New York Jets head coach Todd Bowles delivered some candid responses when asked about the team’s troubled defensive tackle, Sheldon Richardson.
Richardson, already suspended the first four games of the year for marijuana use, was recently arrested and charged on misdemeanor evading police and traffic violations. The charges could have been a lot worse, namely felony child endangerment and marijuana charges, but the prosecutor in the case knew he couldn’t prove those charges “beyond a reasonable doubt.”
Legality aside, anyone can see Richardson is in trouble.
Here at the age of 24, his career can go one of two ways following his recent downward spiral. He can either get the help he needs and turns his life around or he can waste all his talent by making more poor choices in life.
Bowles has seen the cycle many times before and knows it can go both ways, as he shared with Bob Glauber of Newsday.com, and he offered a unique perspective into the mind of a pro football player:
“I’ve seen players go both ways,” he said. “As a player, your stubbornness is what gets you to be successful. But it’s also the thing that makes you fail, because no one can tell you ‘no,’ not even yourself. You don’t know where to go for help, because you’ve always been the alpha dog. The alpha dog never looks for help. He’d rather die than look for help. But sometimes you have to put your pride aside, and sometimes you have to go so low to see that.”
On the field, Richardson is an alpha.
Whether against the run or as a pass-rusher, he dominated last season. Pro Football Focus (subscription required) ranked him second only to J.J. Watt for the 2014 season for 3-4 defensive ends. Credited with nine sacks and 31 quarterback hurries, the young man is a nightmare to guard for slow-footed offensive linemen inside.
If he gets his head right, then this someone who could potentially play his way into the Hall of Fame one day. Unfortunately, at this point in the game for Richardson, his career could just as easily go down as one of the saddest stories of wasted talent in league history.
Bowles knows the formula for success:
“He has to own up to his mistakes, he has to face his peers, he has to face his family and he has to become a better man,” Bowles said, per Glauber. “We have to work on him becoming a better man. Whatever happens career-wise will take care of itself. But you have to become a better man.”
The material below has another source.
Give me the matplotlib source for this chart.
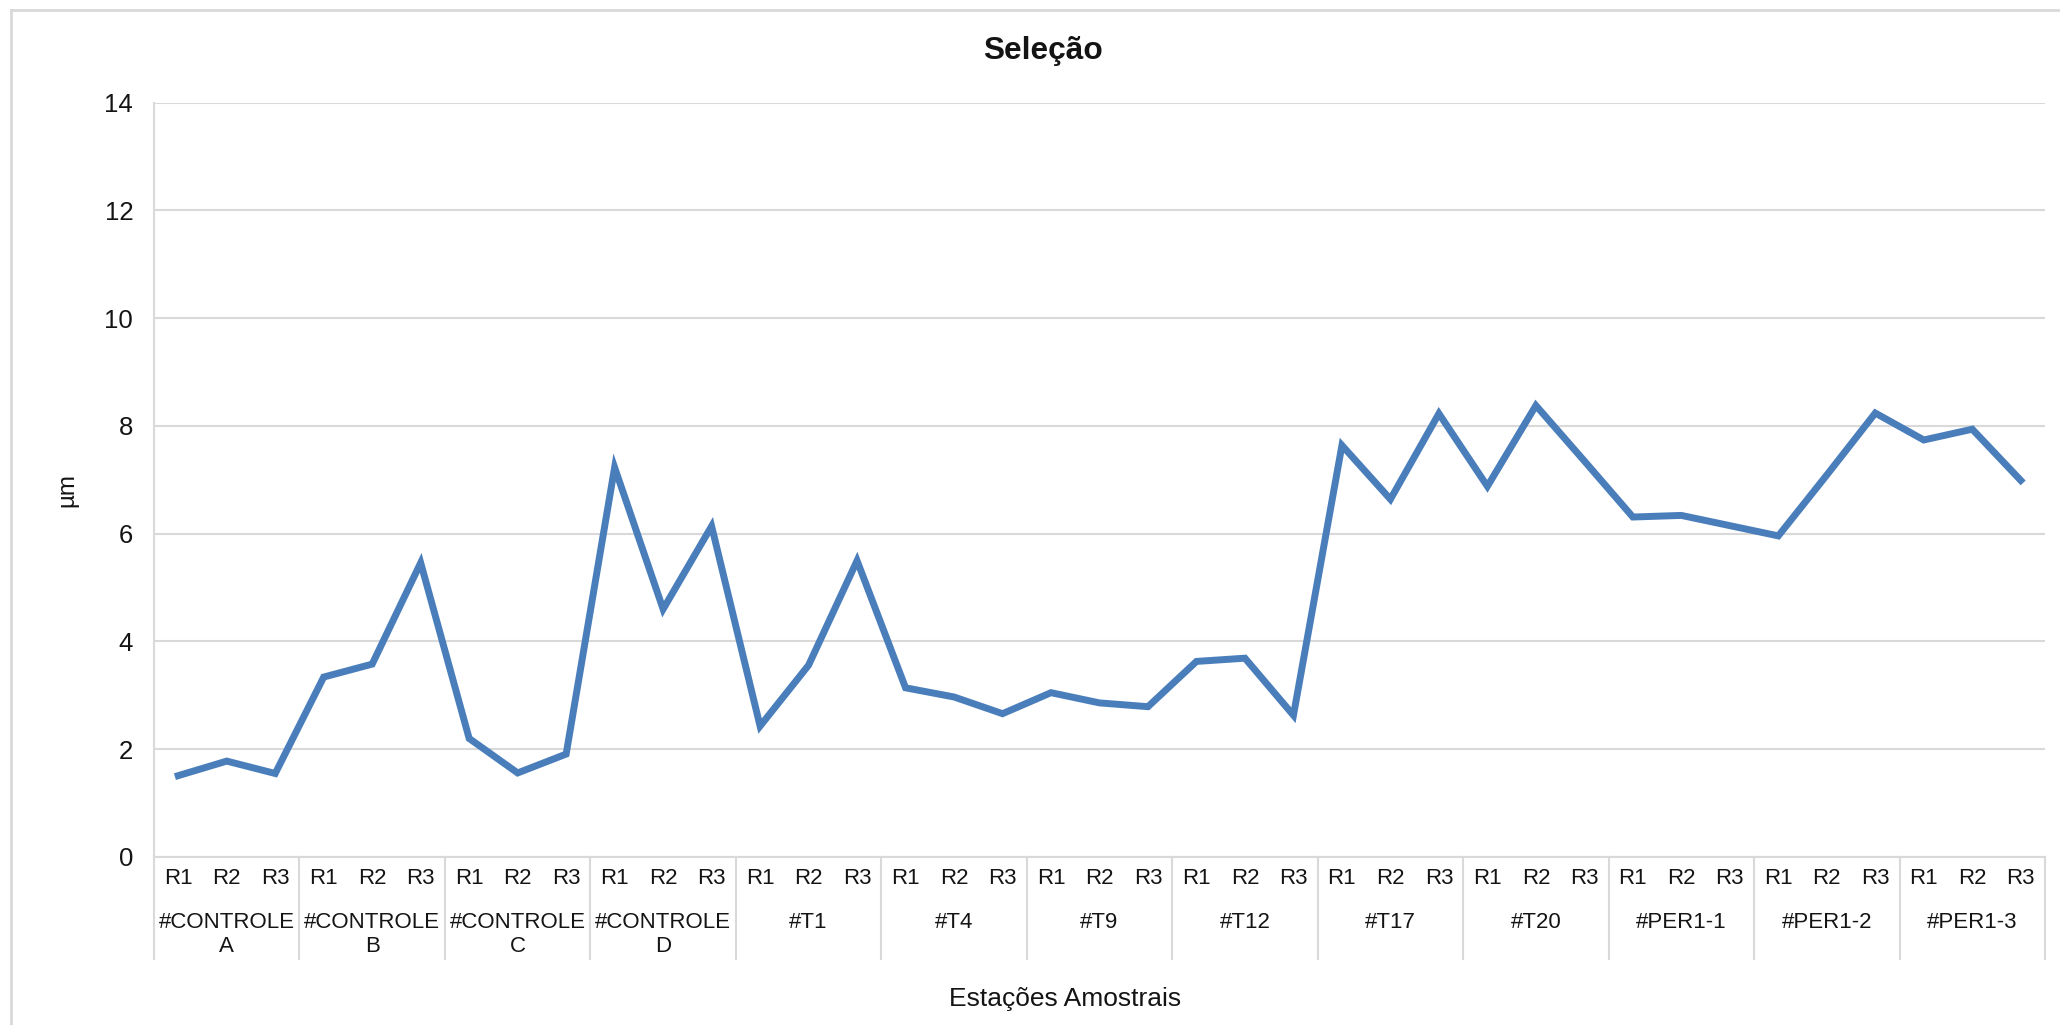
import matplotlib
matplotlib.use("Agg")
import matplotlib.pyplot as plt
from matplotlib.lines import Line2D

plt.rcParams['font.family'] = ['Liberation Sans', 'DejaVu Sans']

# Sampling stations, each with three replicates
stations = [("#CONTROLE", "A"), ("#CONTROLE", "B"), ("#CONTROLE", "C"),
            ("#CONTROLE", "D"), ("#T1", ""), ("#T4", ""), ("#T9", ""),
            ("#T12", ""), ("#T17", ""), ("#T20", ""), ("#PER1-1", ""),
            ("#PER1-2", ""), ("#PER1-3", "")]
replicates = ["R1", "R2", "R3"]

# Sorting (seleção) values in µm, R1-R3 for each station in order
values = [1.51, 1.78, 1.55,
          3.34, 3.58, 5.46,
          2.20, 1.56, 1.91,
          7.23, 4.60, 6.14,
          2.43, 3.56, 5.50,
          3.14, 2.97, 2.66,
          3.05, 2.86, 2.79,
          3.63, 3.69, 2.63,
          7.64, 6.64, 8.23,
          6.88, 8.38, 7.35,
          6.31, 6.34, 6.15,
          5.96, 7.09, 8.24,
          7.74, 7.94, 6.99]

yticks = [0, 2, 4, 6, 8, 10, 12, 14]

W, H = 2060, 1025
fig = plt.figure(figsize=(W / 100, H / 100), dpi=100)
fig.patch.set_facecolor("white")

ax_l, ax_r, ax_t, ax_b = 154, 2045, 102.7, 857
ax = fig.add_axes([ax_l / W, 1 - ax_b / H, (ax_r - ax_l) / W, (ax_b - ax_t) / H])

grid_c = "#d9d9d9"
text_c = "#141414"
n = len(values)
x = list(range(n))
ax.plot(x, values, color="#4a7ebb", lw=5.0, solid_joinstyle="miter", zorder=3)

ax.set_xlim(-0.5, n - 0.5)
ax.set_ylim(0, 14)
ax.set_yticks(yticks)
ax.set_yticklabels([str(t) for t in yticks], fontsize=18.5, color=text_c)
ax.yaxis.grid(True, color=grid_c, lw=1.5)
ax.set_axisbelow(True)
ax.tick_params(axis="y", length=0, pad=15)

ax.set_xticks(x)
ax.set_xticklabels([replicates[i % 3] for i in x], fontsize=16, color=text_c)
ax.tick_params(axis="x", length=0, pad=8)

for side in ("top", "right"):
    ax.spines[side].set_visible(False)
for side in ("left", "bottom"):
    ax.spines[side].set_color(grid_c)
    ax.spines[side].set_linewidth(1.5)

# Group separators and station labels under the axis
px = ax_b - ax_t
sep_bottom = (ax_b - 959) / px
trans = ax.get_xaxis_transform()
for k in range(len(stations) + 1):
    xs = 3 * k - 0.5
    ax.add_line(Line2D([xs, xs], [0, sep_bottom], transform=trans,
                       color=grid_c, lw=1.5, clip_on=False))
for k, (name, sub) in enumerate(stations):
    xc = 3 * k + 1
    ax.text(xc, (ax_b - 922) / px, name, transform=trans, ha="center",
            va="center", fontsize=16, color=text_c)
    if sub:
        ax.text(xc, (ax_b - 947) / px, sub, transform=trans, ha="center",
                va="center", fontsize=16, color=text_c)

# Titles
fig.text(1043 / W, 1 - 59 / H, "Seleção", ha="center", va="baseline",
         fontsize=22.8, fontweight="bold", color=text_c)
fig.text(1064.7 / W, 1 - 1005.7 / H, "Estações Amostrais", ha="center",
         va="baseline", fontsize=19, color=text_c)
fig.text(67 / W, 1 - 490 / H, "µm", ha="center", va="center", rotation=90,
         fontsize=17.5, color=text_c)

# Chart frame
fig.add_artist(Line2D([11 / W, 11 / W], [1 - 10 / H, 0], transform=fig.transFigure,
                      color=grid_c, lw=2))
fig.add_artist(Line2D([11 / W, 1], [1 - 10 / H, 1 - 10 / H], transform=fig.transFigure,
                      color=grid_c, lw=2))

fig.savefig("out.png", dpi=100, facecolor="white")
This means no more fast cars, no more weed, and dear God, no more loaded semi-automatic pistols.
Richardson is really lucky to be given a second chance after what he allegedly did on July 14. Speeding around at over 140 miles per hour while (allegedly) smoking weed, isn’t a smart way to live life. Not only did he endanger himself, two other men and a 12-year old child, but he also endangered everybody else on the road that night.
Thinking that’s an acceptable thing to do is just living in a fantasy world.
Now it’s up to him to grasp this opportunity by the horns and give real life a second chance.